To gain prestige on your path to becoming the king of monsters, you must damage the other monsters. This is achieved by using your Kaiju cards to throw other Kaiju, throw vehicles at Kaiju, or use your melee or ranged attacks against the Kaiju. These action sometimes require energy, hence the need to destroy (it's not just fun, it serves a purpose). Attacks have a certain value and the higher the value the more cards you draw from your opponent. The highest value card is yours to keep as a "trophy", or dominance points, and the rest are discarded. Simple enough right? Well, it gets more challenging here because there are defense cards that either block the attack completely or reduce the cards you can draw. Also if you only draw cards with a zero value, you don't get to keep them rendering the attack useless (remember that strategic look ability we mentioned before?). There are also chain attacks or special attacks that let you take multiple trophies, so you can definitely rack up a score quickly. To keep things interesting, every time you attack another Kaiju the king of monsters token changes hands, allowing you to start the round with an extra play card and if you end the game with it, an extra two dominate points.
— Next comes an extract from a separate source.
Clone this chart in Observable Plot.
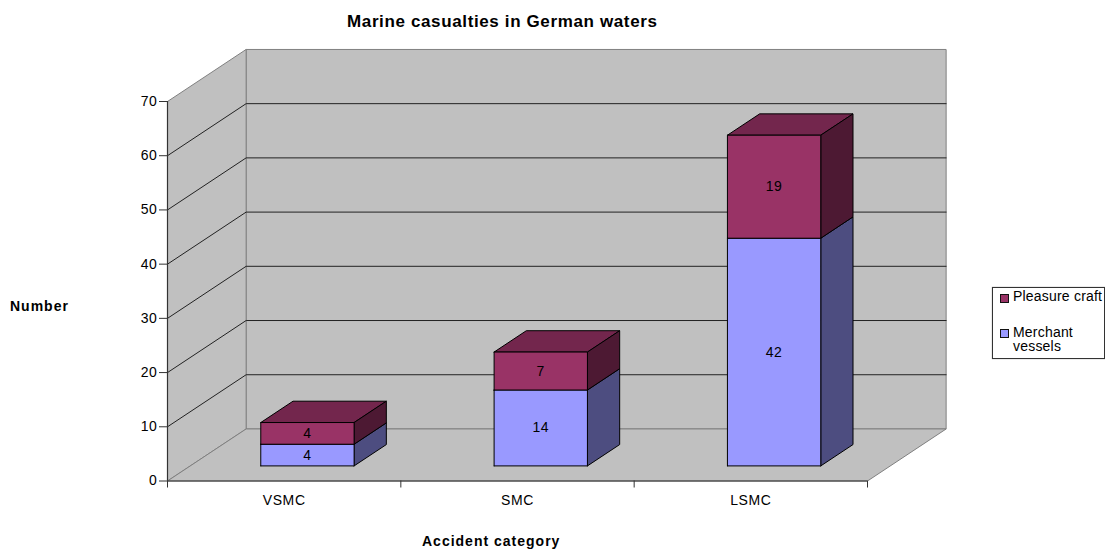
<!DOCTYPE html>
<html>
<head>
<meta charset="utf-8">
<script src="https://cdn.jsdelivr.net/npm/d3@7"></script>
<script src="https://cdn.jsdelivr.net/npm/@observablehq/plot@0.6"></script>
<style>
  html, body { margin: 0; padding: 0; background: #fff; }
  #chart { position: relative; width: 1105px; height: 550px; overflow: hidden;
           font-family: "Liberation Sans", Arial, sans-serif; color: #000; }
  #chart svg { display: block; position: absolute; left: 0; top: 0; background: #fff; }
  .t { position: absolute; white-space: nowrap; font-size: 14px; line-height: 14px; letter-spacing: 0.2px; }
  .b { font-weight: bold; letter-spacing: 1px; }
  #legend { position: absolute; left: 992px; top: 287px; width: 111px; height: 70px;
            border: 1px solid #333; box-shadow: 0 0 1px #888; background: #fff; }
  .sw { position: absolute; width: 7px; height: 7px; border: 1px solid #111; }
</style>
</head>
<body>
<div id="chart"></div>
<script>
// Casualty counts per accident category
const categories = ["VSMC", "SMC", "LSMC"];
const merchantVessels = [4, 14, 42];
const pleasureCraft = [4, 7, 19];
const valueTicks = [0, 10, 20, 30, 40, 50, 60, 70];

// Oblique projection: one unit of depth shifts a point along x and y (in scale units)
const depthX = 0.337;
const depthY = 9.6;
const project = (x, y, d) => ({x: x + d * depthX, y: y + d * depthY});

// Column placement inside each category band and along the depth axis
const barStart = 0.302;
const barWidth = 0.4;
const depthNear = 0.29;
const depthFar = 0.70;

const xMax = categories.length;
const yMax = 70;

// Turns a list of [x, y, depth] corners into a closed polygon series
let polyId = 0;
function polygon(corners, fill, stroke) {
  const id = polyId++;
  return [...corners, corners[0]].map(([x, y, d]) => ({...project(x, y, d), id, fill, stroke}));
}
const drawPolys = (rows, strokeWidth) =>
  Plot.line(rows, {x: "x", y: "y", z: "id", fill: "fill", stroke: "stroke", strokeWidth, curve: "linear"});

// Chart walls and floor
const wallFill = "#c0c0c0";
const wallEdge = "#808080";
const walls = [
  ...polygon([[0, 0, 1], [xMax, 0, 1], [xMax, yMax, 1], [0, yMax, 1]], wallFill, wallEdge),
  ...polygon([[0, 0, 0], [0, 0, 1], [0, yMax, 1], [0, yMax, 0]], wallFill, wallEdge),
  ...polygon([[0, 0, 0], [xMax, 0, 0], [xMax, 0, 1], [0, 0, 1]], wallFill, wallEdge)
];

// Gridlines run along the side wall and across the back wall
const gridRows = valueTicks.filter((v) => v > 0 && v < yMax).flatMap((v) => [
  {...project(0, v, 0), id: v},
  {...project(0, v, 1), id: v},
  {...project(xMax, v, 1), id: v}
]);

// One box per stacked segment; near faces are painted last
const merchantColors = {front: "#9999ff", side: "#4d4d80", top: "#73739f"};
const pleasureColors = {front: "#993366", side: "#4d1933", top: "#73264d"};
const boxes = [];
const labels = [];
categories.forEach((category, i) => {
  const x0 = i + barStart;
  const x1 = x0 + barWidth;
  const stack = [
    [0, merchantVessels[i], merchantColors],
    [merchantVessels[i], merchantVessels[i] + pleasureCraft[i], pleasureColors]
  ];
  for (const [y0, y1, c] of stack) {
    boxes.push(
      ...polygon([[x0, y1, depthNear], [x1, y1, depthNear], [x1, y1, depthFar], [x0, y1, depthFar]], c.top, "#000"),
      ...polygon([[x1, y0, depthNear], [x1, y0, depthFar], [x1, y1, depthFar], [x1, y1, depthNear]], c.side, "#000"),
      ...polygon([[x0, y0, depthNear], [x1, y0, depthNear], [x1, y1, depthNear], [x0, y1, depthNear]], c.front, "#000")
    );
    labels.push({...project((x0 + x1) / 2, (y0 + y1) / 2, depthNear), value: y1 - y0});
  }
});

const chart = Plot.plot({
  width: 1105,
  height: 550,
  marginLeft: 167,
  marginRight: 238,
  marginTop: 101,
  marginBottom: 69.5,
  style: {fontFamily: '"Liberation Sans", Arial, sans-serif', fontSize: "14px", letterSpacing: "0.6px", color: "#000", background: "#fff"},
  x: {type: "linear", domain: [0, xMax]},
  y: {type: "linear", domain: [0, yMax]},
  marks: [
    drawPolys(walls, 1),
    Plot.line(gridRows, {x: "x", y: "y", z: "id", stroke: "#222", strokeWidth: 1}),
    drawPolys(boxes, 1),
    Plot.text(labels, {x: "x", y: "y", text: "value", fill: "#000", fontSize: 14}),
    Plot.ruleY([0], {stroke: "#333", strokeWidth: 1.2}),
    Plot.ruleX([0], {stroke: "#333", strokeWidth: 1.2}),
    Plot.axisY({ticks: valueTicks, tickSize: 8, tickPadding: 2, stroke: "#333", label: null, fill: "#000", fontSize: 14}),
    Plot.axisX({ticks: d3.range(0, xMax + 1), tickSize: 7, tickFormat: () => "", stroke: "#333", label: null}),
    Plot.axisX({ticks: categories.map((_, i) => i + 0.5), tickSize: 0, tickPadding: 14,
      tickFormat: (d) => categories[Math.floor(d)], label: null, fill: "#000", fontSize: 14})
  ]
});

const root = document.getElementById("chart");
root.append(chart);

// Title, axis captions and the legend box sit around the plot
function addText(text, left, top, bold) {
  const el = document.createElement("div");
  el.className = "t" + (bold ? " b" : "");
  el.textContent = text;
  el.style.left = left + "px";
  el.style.top = top + "px";
  root.append(el);
  return el;
}
const title = addText("Marine casualties in German waters", 347, 15, true);
title.style.fontSize = "17px";
title.style.letterSpacing = "0.63px";
addText("Number", 10, 299, true);
addText("Accident category", 422, 534, true);

const legend = document.createElement("div");
legend.id = "legend";
root.append(legend);
const swatch = (color, top) => {
  const s = document.createElement("div");
  s.className = "sw";
  s.style.left = "7px";
  s.style.top = top + "px";
  s.style.background = color;
  legend.append(s);
};
swatch(pleasureColors.front, 6);
swatch(merchantColors.front, 41);
addText("Pleasure craft", 1013, 289);
addText("Merchant", 1013, 325);
addText("vessels", 1013, 339);
</script>
</body>
</html>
To add to uniqueness of play, each character has specific enhancement cards, some with passive benefits that help you gain energy or add defensive capability. There was a little confusion with the rules and activating these cards. We talked with Funko Games and they confirmed there is a one time activation cost for these before they then move to the enhancement track and remain passively in use unless you have to discard them to get the benefits. Once activated the cards leave your hand so they do not count against you hand maximum in the next refresh.

If this wasn't enough, there are events that come into play. You can chose two scenarios for each game involving jets, tanks, trains, battleships, lightning generators, or UFOs. These perform actions at the end of each round generally either advance toward the players, a along a certain path, or refresh their numbers. These obstacles either provide opportunities for players to get energy by destroying or target players and take their energy (except for you Mothra, we love you).

The game functions in a four-stage play for each round. Players choose to use their cards or pass until all players pass. The next round involves drawing and discarding action cards and activating any additional abilities or enhancements. Then the events come into play targeting players and resetting the additional in game obstacles. Finally, the next round starts with the oxygen destroyer moving (see we mentioned that earlier for a reason). Essentially the game ends when the oxygen destroyer gets to a pre-determined end state or when destruction forces the end state sooner. Basically, the more small buildings you destroy to get energy, the sooner the humans deploy the oxygen destroyer to kill the Kaiju. For example, if you are winning in dominance points you might want that to happen sooner, so get destructive!

Final Thoughts

This is not a game we expected to find but it is most definitely one we are glad we found. It plays just like a Godzilla movie and is simple enough to dive in with a quick, destructive game. We found the rules incredibly easy to understand and providing depth and challenge to the game. Prospero Hall again did some great world building and made this feel more like an experience than a board game, capturing a lot of the magic of the movies. The randomization of the board tiles and ability to change up game events creates great replay value. So assemble your friends for some destruction and dominance as you compete in your own quest to become the king of monsters!

Look for Godzilla: Tokyo Clash later this summer!